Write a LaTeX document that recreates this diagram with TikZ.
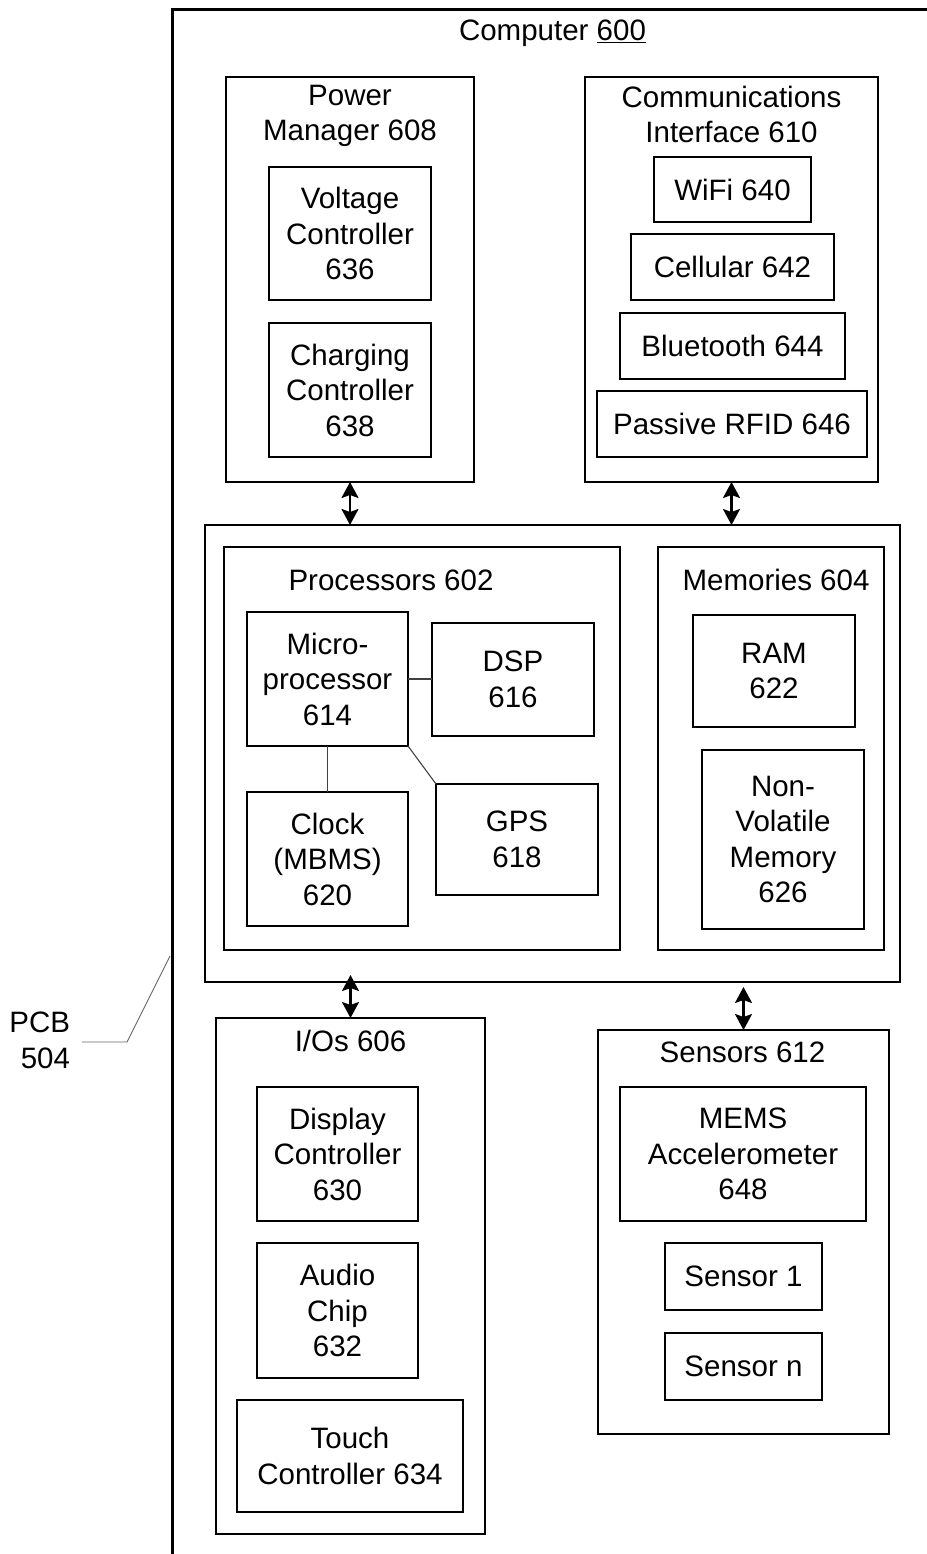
\documentclass[tikz,border=0pt]{standalone}
\usepackage{fontspec}
\setmainfont{Liberation Sans}
\usetikzlibrary{arrows.meta}
\begin{document}
\begin{tikzpicture}[x=1pt,y=-1pt,
  every node/.style={font=\fontsize{29.5}{35.5}\selectfont, align=center, inner sep=0pt, outer sep=0pt},
  box/.style={draw, line width=2.9pt},
  frame/.style={line width=3pt},
  biarrow/.style={line width=2.4pt, {Stealth[length=16pt,width=17pt,inset=3pt]}-{Stealth[length=16pt,width=17pt,inset=3pt]}},
  thinline/.style={line width=1.1pt, black!75},
  lead/.style={line width=0.9pt, black!60}]
\useasboundingbox (0,0) rectangle (926,1554);

% Computer 600 frame (continues past the page edge)
\draw[frame] (940,10) -| (172,1570);
\node[anchor=base] (tcomp) at (552.5,41) {Computer \underline{600}};

% Power manager
\node[box, minimum width=248pt, minimum height=405pt] (pm) at (350,279.5) {};
\node[anchor=north] (tpm) at (350,85) {Power\\Manager 608};
\node[box, minimum width=162pt, minimum height=133pt] (vc) at (350,233.5) {Voltage\\Controller\\636};
\node[box, minimum width=162pt, minimum height=134pt] (cc) at (350,390) {Charging\\Controller\\638};

% Communications interface
\node[box, minimum width=293pt, minimum height=405pt] (ci) at (731.5,279.5) {};
\node[anchor=north] (tci) at (731.5,86) {Communications\\Interface 610};
\node[box, minimum width=157pt, minimum height=65pt] (wifi) at (732.5,189.5) {WiFi 640};
\node[box, minimum width=203pt, minimum height=66pt] (cell) at (732.5,267) {Cellular 642};
\node[box, minimum width=225pt, minimum height=66pt] (bt) at (732.5,346) {Bluetooth 644};
\node[box, minimum width=270pt, minimum height=66pt] (rfid) at (732,424) {Passive RFID 646};

% Middle block
\node[box, minimum width=695pt, minimum height=457pt] (mid) at (552.5,753.5) {};
\node[box, minimum width=396pt, minimum height=403pt] (proc) at (422,748.5) {};
\node[anchor=base] (tproc) at (391,590) {Processors 602};
\node[box, minimum width=161pt, minimum height=134pt] (mp) at (327.5,679) {Micro-\\processor\\614};
\node[box, minimum width=162pt, minimum height=113pt] (dsp) at (513,679.5) {DSP\\616};
\node[box, minimum width=161pt, minimum height=134pt] (clk) at (327.5,859) {Clock\\(MBMS)\\620};
\node[box, minimum width=162pt, minimum height=111pt] (gps) at (517,839.5) {GPS\\618};

\node[box, minimum width=226pt, minimum height=403pt] (mem) at (771,748.5) {};
\node[anchor=base] (tmem) at (776,590) {Memories 604};
\node[box, minimum width=162pt, minimum height=112pt] (ram) at (774,671) {RAM\\622};
\node[box, minimum width=162pt, minimum height=179pt] (nvm) at (783,839.5) {Non-\\Volatile\\Memory\\626};

% I/Os
\node[box, minimum width=269pt, minimum height=516pt] (io) at (350.5,1276) {};
\node[anchor=base] (tio) at (350.5,1051.5) {I/Os 606};
\node[box, minimum width=161pt, minimum height=134pt] (disp) at (337.5,1154) {Display\\Controller\\630};
\node[box, minimum width=161pt, minimum height=135pt] (audio) at (337.5,1310.5) {Audio\\Chip\\632};
\node[box, minimum width=226pt, minimum height=112pt] (touch) at (350,1456) {Touch\\Controller 634};

% Sensors
\node[box, minimum width=291pt, minimum height=404pt] (sens) at (743.5,1232) {};
\node[anchor=base] (tsens) at (742.5,1062.5) {Sensors 612};
\node[box, minimum width=246pt, minimum height=134pt] (mems) at (743,1154) {MEMS\\Accelerometer\\648};
\node[box, minimum width=157pt, minimum height=67pt] (s1) at (743.5,1276.5) {Sensor 1};
\node[box, minimum width=157pt, minimum height=67pt] (sn) at (743.5,1366.5) {Sensor n};

% Bus arrows
\draw[biarrow] (pm.south) -- (pm.south |- mid.north);
\draw[biarrow] (ci.south) -- (ci.south |- mid.north);
\draw[biarrow, shorten <=-7pt] (io.north |- mid.south) -- (io.north);
\draw[biarrow, shorten <=5pt] (sens.north |- mid.south) -- (sens.north);

% Processor internal links
\draw[thinline] (mp.east) -- (mp.east -| dsp.west);
\draw[thinline] (mp.south) -- (clk.north);
\draw[thinline] (mp.south east) -- (gps.north west);

% PCB leader
\coordinate (pcbtip) at (170,956);
\coordinate (pcbknee) at (127,1042);
\node[anchor=east, align=right] (pcb) at (70,1040.5) {PCB\\504};
\draw[lead] (pcbtip) -- (pcbknee) -- ([xshift=12pt]pcb.east |- pcbknee);
\end{tikzpicture}
\end{document}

Given request
Transcribe the preceding listing in its entirety and with exact wording, leaving out pictures.

Final answer
Write a LaTeX document that recreates this diagram with TikZ.
\documentclass[tikz,border=0pt]{standalone}
\usepackage{fontspec}
\setmainfont{Liberation Sans}
\usetikzlibrary{arrows.meta}
\begin{document}
\begin{tikzpicture}[x=1pt,y=-1pt,
  every node/.style={font=\fontsize{29.5}{35.5}\selectfont, align=center, inner sep=0pt, outer sep=0pt},
  box/.style={draw, line width=2.9pt},
  frame/.style={line width=3pt},
  biarrow/.style={line width=2.4pt, {Stealth[length=16pt,width=17pt,inset=3pt]}-{Stealth[length=16pt,width=17pt,inset=3pt]}},
  thinline/.style={line width=1.1pt, black!75},
  lead/.style={line width=0.9pt, black!60}]
\useasboundingbox (0,0) rectangle (926,1554);

% Computer 600 frame (continues past the page edge)
\draw[frame] (940,10) -| (172,1570);
\node[anchor=base] (tcomp) at (552.5,41) {Computer \underline{600}};

% Power manager
\node[box, minimum width=248pt, minimum height=405pt] (pm) at (350,279.5) {};
\node[anchor=north] (tpm) at (350,85) {Power\\Manager 608};
\node[box, minimum width=162pt, minimum height=133pt] (vc) at (350,233.5) {Voltage\\Controller\\636};
\node[box, minimum width=162pt, minimum height=134pt] (cc) at (350,390) {Charging\\Controller\\638};

% Communications interface
\node[box, minimum width=293pt, minimum height=405pt] (ci) at (731.5,279.5) {};
\node[anchor=north] (tci) at (731.5,86) {Communications\\Interface 610};
\node[box, minimum width=157pt, minimum height=65pt] (wifi) at (732.5,189.5) {WiFi 640};
\node[box, minimum width=203pt, minimum height=66pt] (cell) at (732.5,267) {Cellular 642};
\node[box, minimum width=225pt, minimum height=66pt] (bt) at (732.5,346) {Bluetooth 644};
\node[box, minimum width=270pt, minimum height=66pt] (rfid) at (732,424) {Passive RFID 646};

% Middle block
\node[box, minimum width=695pt, minimum height=457pt] (mid) at (552.5,753.5) {};
\node[box, minimum width=396pt, minimum height=403pt] (proc) at (422,748.5) {};
\node[anchor=base] (tproc) at (391,590) {Processors 602};
\node[box, minimum width=161pt, minimum height=134pt] (mp) at (327.5,679) {Micro-\\processor\\614};
\node[box, minimum width=162pt, minimum height=113pt] (dsp) at (513,679.5) {DSP\\616};
\node[box, minimum width=161pt, minimum height=134pt] (clk) at (327.5,859) {Clock\\(MBMS)\\620};
\node[box, minimum width=162pt, minimum height=111pt] (gps) at (517,839.5) {GPS\\618};

\node[box, minimum width=226pt, minimum height=403pt] (mem) at (771,748.5) {};
\node[anchor=base] (tmem) at (776,590) {Memories 604};
\node[box, minimum width=162pt, minimum height=112pt] (ram) at (774,671) {RAM\\622};
\node[box, minimum width=162pt, minimum height=179pt] (nvm) at (783,839.5) {Non-\\Volatile\\Memory\\626};

% I/Os
\node[box, minimum width=269pt, minimum height=516pt] (io) at (350.5,1276) {};
\node[anchor=base] (tio) at (350.5,1051.5) {I/Os 606};
\node[box, minimum width=161pt, minimum height=134pt] (disp) at (337.5,1154) {Display\\Controller\\630};
\node[box, minimum width=161pt, minimum height=135pt] (audio) at (337.5,1310.5) {Audio\\Chip\\632};
\node[box, minimum width=226pt, minimum height=112pt] (touch) at (350,1456) {Touch\\Controller 634};

% Sensors
\node[box, minimum width=291pt, minimum height=404pt] (sens) at (743.5,1232) {};
\node[anchor=base] (tsens) at (742.5,1062.5) {Sensors 612};
\node[box, minimum width=246pt, minimum height=134pt] (mems) at (743,1154) {MEMS\\Accelerometer\\648};
\node[box, minimum width=157pt, minimum height=67pt] (s1) at (743.5,1276.5) {Sensor 1};
\node[box, minimum width=157pt, minimum height=67pt] (sn) at (743.5,1366.5) {Sensor n};

% Bus arrows
\draw[biarrow] (pm.south) -- (pm.south |- mid.north);
\draw[biarrow] (ci.south) -- (ci.south |- mid.north);
\draw[biarrow, shorten <=-7pt] (io.north |- mid.south) -- (io.north);
\draw[biarrow, shorten <=5pt] (sens.north |- mid.south) -- (sens.north);

% Processor internal links
\draw[thinline] (mp.east) -- (mp.east -| dsp.west);
\draw[thinline] (mp.south) -- (clk.north);
\draw[thinline] (mp.south east) -- (gps.north west);

% PCB leader
\coordinate (pcbtip) at (170,956);
\coordinate (pcbknee) at (127,1042);
\node[anchor=east, align=right] (pcb) at (70,1040.5) {PCB\\504};
\draw[lead] (pcbtip) -- (pcbknee) -- ([xshift=12pt]pcb.east |- pcbknee);
\end{tikzpicture}
\end{document}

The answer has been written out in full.